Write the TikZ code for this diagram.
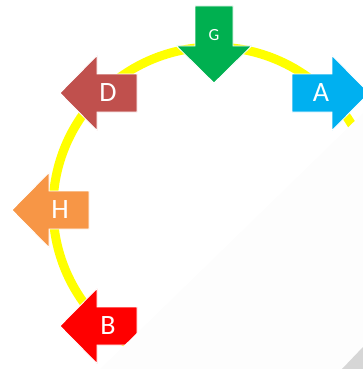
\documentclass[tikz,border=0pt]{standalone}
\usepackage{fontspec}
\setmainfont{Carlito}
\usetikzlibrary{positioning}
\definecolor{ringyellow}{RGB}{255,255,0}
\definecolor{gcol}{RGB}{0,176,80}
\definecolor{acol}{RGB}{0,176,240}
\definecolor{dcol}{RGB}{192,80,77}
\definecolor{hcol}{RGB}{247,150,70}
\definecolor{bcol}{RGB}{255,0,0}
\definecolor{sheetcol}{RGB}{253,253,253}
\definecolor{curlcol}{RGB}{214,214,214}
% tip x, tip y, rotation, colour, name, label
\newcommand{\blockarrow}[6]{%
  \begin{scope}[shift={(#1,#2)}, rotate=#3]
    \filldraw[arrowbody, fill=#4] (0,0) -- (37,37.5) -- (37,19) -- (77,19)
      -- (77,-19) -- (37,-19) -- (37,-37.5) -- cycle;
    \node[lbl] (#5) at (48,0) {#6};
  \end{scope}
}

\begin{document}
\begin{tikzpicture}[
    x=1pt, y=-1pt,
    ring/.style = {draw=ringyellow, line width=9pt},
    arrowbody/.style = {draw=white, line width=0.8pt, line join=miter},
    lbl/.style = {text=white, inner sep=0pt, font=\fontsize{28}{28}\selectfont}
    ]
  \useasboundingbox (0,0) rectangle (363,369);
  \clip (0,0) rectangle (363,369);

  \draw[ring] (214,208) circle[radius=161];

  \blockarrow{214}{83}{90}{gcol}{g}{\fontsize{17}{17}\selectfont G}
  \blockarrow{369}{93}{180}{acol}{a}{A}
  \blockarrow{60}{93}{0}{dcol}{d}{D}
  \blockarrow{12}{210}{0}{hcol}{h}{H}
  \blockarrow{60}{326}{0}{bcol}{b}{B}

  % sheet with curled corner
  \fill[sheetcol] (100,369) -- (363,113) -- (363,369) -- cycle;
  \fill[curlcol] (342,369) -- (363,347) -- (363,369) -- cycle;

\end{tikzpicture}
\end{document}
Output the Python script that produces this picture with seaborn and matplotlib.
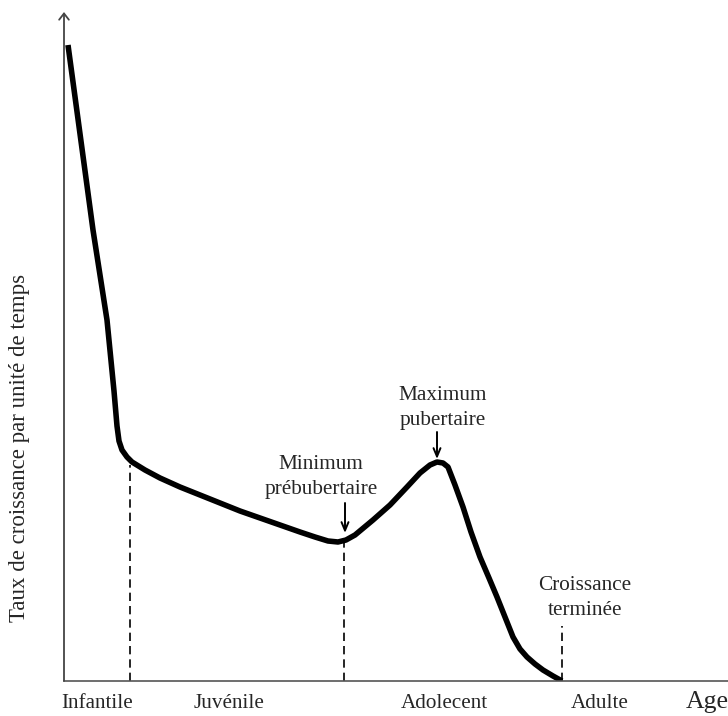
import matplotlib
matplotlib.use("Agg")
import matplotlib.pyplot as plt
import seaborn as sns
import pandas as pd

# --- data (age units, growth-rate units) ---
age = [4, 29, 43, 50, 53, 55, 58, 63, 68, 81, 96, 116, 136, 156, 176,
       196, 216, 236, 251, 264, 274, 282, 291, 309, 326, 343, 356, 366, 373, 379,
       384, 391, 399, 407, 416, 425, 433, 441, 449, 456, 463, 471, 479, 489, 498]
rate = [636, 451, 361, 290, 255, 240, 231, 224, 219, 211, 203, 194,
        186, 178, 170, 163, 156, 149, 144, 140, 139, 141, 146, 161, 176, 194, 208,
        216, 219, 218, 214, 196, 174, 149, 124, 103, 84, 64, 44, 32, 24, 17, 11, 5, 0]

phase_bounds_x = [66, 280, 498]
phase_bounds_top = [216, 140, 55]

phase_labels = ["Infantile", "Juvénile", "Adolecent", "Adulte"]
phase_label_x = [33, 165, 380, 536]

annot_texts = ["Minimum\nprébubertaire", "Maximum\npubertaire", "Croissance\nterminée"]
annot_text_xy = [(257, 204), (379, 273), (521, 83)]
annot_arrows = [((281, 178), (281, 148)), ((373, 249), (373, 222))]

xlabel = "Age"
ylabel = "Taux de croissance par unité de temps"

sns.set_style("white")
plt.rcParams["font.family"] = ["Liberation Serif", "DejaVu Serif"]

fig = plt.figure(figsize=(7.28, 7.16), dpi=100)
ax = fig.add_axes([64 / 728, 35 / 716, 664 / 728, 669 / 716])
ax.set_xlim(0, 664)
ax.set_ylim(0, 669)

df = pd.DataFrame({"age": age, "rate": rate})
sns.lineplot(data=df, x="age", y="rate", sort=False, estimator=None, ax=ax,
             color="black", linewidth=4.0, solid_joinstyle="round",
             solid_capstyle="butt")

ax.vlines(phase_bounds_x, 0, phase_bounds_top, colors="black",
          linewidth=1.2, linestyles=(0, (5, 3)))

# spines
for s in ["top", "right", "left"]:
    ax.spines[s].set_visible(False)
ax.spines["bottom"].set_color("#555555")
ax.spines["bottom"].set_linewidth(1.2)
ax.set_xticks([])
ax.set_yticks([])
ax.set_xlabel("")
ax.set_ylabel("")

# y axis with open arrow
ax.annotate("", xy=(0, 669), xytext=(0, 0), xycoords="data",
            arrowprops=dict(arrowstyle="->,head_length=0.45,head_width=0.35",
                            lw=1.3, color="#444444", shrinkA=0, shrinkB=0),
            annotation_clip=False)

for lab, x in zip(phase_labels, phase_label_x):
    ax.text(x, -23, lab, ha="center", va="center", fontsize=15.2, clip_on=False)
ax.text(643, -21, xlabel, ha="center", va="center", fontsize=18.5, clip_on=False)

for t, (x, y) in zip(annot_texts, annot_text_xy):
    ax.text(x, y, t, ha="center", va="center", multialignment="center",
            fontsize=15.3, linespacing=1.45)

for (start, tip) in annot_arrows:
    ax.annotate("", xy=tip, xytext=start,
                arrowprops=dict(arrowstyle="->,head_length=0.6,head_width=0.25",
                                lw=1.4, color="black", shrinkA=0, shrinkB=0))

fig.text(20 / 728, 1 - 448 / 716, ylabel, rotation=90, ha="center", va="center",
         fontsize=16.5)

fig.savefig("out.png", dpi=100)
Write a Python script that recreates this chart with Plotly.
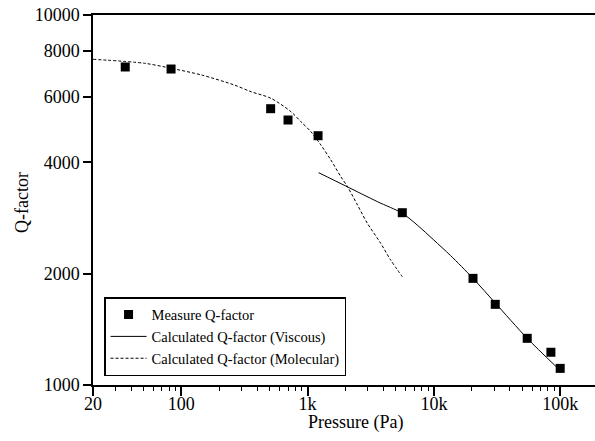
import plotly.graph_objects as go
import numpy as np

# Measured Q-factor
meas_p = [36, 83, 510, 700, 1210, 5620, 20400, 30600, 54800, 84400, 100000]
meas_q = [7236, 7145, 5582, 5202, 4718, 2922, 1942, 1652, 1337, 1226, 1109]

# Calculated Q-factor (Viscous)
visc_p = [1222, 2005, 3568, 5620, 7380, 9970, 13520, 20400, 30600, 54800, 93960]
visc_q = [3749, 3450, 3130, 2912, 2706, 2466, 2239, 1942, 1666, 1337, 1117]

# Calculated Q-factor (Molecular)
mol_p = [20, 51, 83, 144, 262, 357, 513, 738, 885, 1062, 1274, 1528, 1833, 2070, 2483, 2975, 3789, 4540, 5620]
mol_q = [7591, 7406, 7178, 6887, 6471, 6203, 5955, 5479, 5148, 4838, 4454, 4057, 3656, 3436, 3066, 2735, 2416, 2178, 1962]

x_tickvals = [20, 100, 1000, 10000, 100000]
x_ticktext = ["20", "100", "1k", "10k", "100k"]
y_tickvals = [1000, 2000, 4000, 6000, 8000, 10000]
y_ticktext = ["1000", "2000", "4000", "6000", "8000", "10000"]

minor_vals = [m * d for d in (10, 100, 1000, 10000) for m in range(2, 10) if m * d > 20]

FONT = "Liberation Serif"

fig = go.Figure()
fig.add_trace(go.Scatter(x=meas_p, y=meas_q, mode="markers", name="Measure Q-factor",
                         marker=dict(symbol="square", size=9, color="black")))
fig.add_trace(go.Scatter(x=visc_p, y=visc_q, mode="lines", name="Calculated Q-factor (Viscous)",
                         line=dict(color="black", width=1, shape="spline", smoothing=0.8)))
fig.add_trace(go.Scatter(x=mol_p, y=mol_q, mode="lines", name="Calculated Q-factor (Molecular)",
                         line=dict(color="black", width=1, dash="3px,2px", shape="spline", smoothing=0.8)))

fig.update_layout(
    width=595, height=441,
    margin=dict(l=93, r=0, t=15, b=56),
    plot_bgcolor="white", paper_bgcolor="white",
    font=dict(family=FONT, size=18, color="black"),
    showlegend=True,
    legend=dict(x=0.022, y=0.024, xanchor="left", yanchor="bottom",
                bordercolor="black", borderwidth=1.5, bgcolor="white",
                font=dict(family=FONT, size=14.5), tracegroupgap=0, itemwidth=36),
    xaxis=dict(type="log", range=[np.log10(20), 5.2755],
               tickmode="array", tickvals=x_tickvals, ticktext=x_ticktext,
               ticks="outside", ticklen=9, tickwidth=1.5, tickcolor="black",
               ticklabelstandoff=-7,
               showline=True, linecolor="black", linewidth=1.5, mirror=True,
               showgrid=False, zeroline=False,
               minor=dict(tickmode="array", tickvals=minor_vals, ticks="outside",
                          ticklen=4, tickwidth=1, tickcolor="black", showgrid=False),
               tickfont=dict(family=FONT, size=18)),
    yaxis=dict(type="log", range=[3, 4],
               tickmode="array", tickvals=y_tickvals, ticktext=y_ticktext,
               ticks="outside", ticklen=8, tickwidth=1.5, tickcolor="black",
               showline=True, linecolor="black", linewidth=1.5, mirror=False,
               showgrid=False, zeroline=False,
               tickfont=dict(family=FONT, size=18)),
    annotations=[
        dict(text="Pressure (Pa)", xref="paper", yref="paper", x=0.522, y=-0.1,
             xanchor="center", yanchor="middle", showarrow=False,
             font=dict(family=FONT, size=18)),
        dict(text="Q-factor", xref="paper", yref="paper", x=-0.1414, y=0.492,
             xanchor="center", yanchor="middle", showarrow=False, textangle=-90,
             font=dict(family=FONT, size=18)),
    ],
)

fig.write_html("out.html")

| Work to be completed |
Keep to the stretch from the line containing "Output the Python" through the line containing "de croissance par", both ends included, and copy it exactly from the listing above, minus the pictures.

| Result of the task |
Output the Python script that produces this picture with seaborn and matplotlib.
import matplotlib
matplotlib.use("Agg")
import matplotlib.pyplot as plt
import seaborn as sns
import pandas as pd

# --- data (age units, growth-rate units) ---
age = [4, 29, 43, 50, 53, 55, 58, 63, 68, 81, 96, 116, 136, 156, 176,
       196, 216, 236, 251, 264, 274, 282, 291, 309, 326, 343, 356, 366, 373, 379,
       384, 391, 399, 407, 416, 425, 433, 441, 449, 456, 463, 471, 479, 489, 498]
rate = [636, 451, 361, 290, 255, 240, 231, 224, 219, 211, 203, 194,
        186, 178, 170, 163, 156, 149, 144, 140, 139, 141, 146, 161, 176, 194, 208,
        216, 219, 218, 214, 196, 174, 149, 124, 103, 84, 64, 44, 32, 24, 17, 11, 5, 0]

phase_bounds_x = [66, 280, 498]
phase_bounds_top = [216, 140, 55]

phase_labels = ["Infantile", "Juvénile", "Adolecent", "Adulte"]
phase_label_x = [33, 165, 380, 536]

annot_texts = ["Minimum\nprébubertaire", "Maximum\npubertaire", "Croissance\nterminée"]
annot_text_xy = [(257, 204), (379, 273), (521, 83)]
annot_arrows = [((281, 178), (281, 148)), ((373, 249), (373, 222))]

xlabel = "Age"
ylabel = "Taux de croissance par unité de temps"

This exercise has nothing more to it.